Les albums de Sport Murphy sont des chefs-d'œuvre d'un genre particulier. D'une flamboyante fragilité, ils sont accidentés et vibrants, comme l'est peut-être la vie de cet homme qui n'a voulu être personne d'autre que lui-même. Ils sont aussi diablement habités, puisque Murphy possède en outre cet inestimable don : il sait s'entourer. Derrière lui s'ébroue ainsi tout un cortège de semi-anonymes et de sans-grade venus de tous les horizons, une vingtaine d'hommes et de femmes qui jouent avec une générosité désarmante, comme si l'industrie du disque n'avait jamais existé, comme si la musique n'avait jamais cessé d'être ce grand plaisir partagé à quelques-uns.

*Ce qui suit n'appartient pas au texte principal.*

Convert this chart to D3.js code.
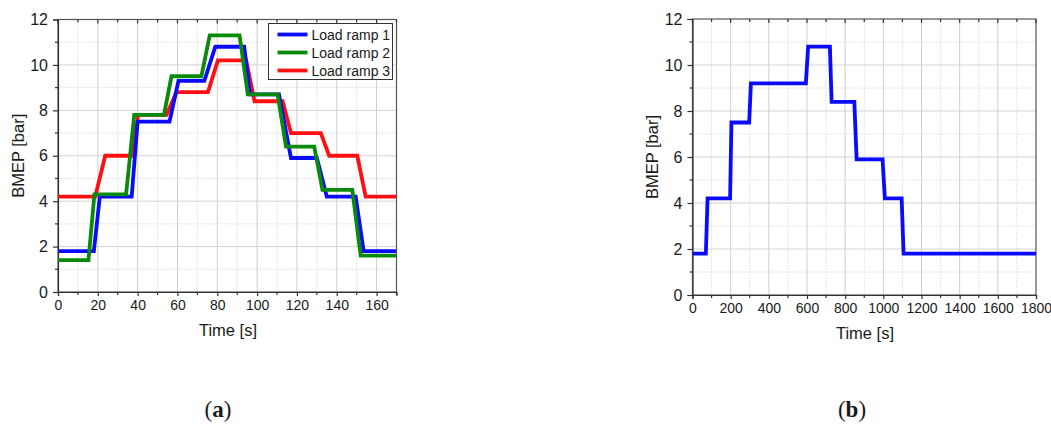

Dans ces conditions, on conçoit que Sport Murphy ait pu être blessé par l'indifférence des critiques. Son mutisme volontaire n'aura pourtant pas duré : le monde extérieur s'est chargé de le rattraper par le col. Le 11 septembre 2001, son neveu Peter Vega, qui avait été élevé à ses côtés comme son petit frère, trouve la mort dans les attentats du World Trade Center - il était pompier dans une unité de Brooklyn. Ravagé par cette disparition, Sport Murphy trouvera refuge dans l'écriture et la composition. Disque chargé et dérisoire, puisque conçu "à l'attention d'une personne qui ne l'entendra jamais", Uncle est moins un hommage explicite qu'une offrande, une collection de chansons adressées à un fantôme.
Entrecoupé de documents familiaux qui tremblent comme de vieux films en super-8, ce disque profondément personnel ne met pourtant jamais l'auditeur à distance. Murphy est trop viscéralement musicien pour laisser le pathos s'emparer de ses chansons : les nuages noirs du deuil ne viennent jamais obscurcir le lumineux dessein poétique de ce disque. Les chansons de l'Américain sont simplement enveloppées d'un lyrisme nouveau, où se mêlent rage à froid, poussées de fièvre et accès de sérénité. C'est le chant d'un désenchanté qu'on entend ici. Un désenchanté trop amoureux des rares beautés et bienfaits de ce monde pour accepter d'en subir aussi les laideurs et la bêtise suprême.
Dans le livret qui accompagne Uncle, Murphy a écrit un petit texte qui en explique la genèse. Il aurait pu le conclure par un "God bless America" bien senti. Il préfère se fendre d'un lapidaire "Fuck this world", qui est moins la signature d'un nihiliste amer que d'un combattant encore prêt à en découdre. C'est aussi par des détails de ce genre que Uncle atteint des sommets que peu de songwriters américains en activité semblent en mesure d'approcher.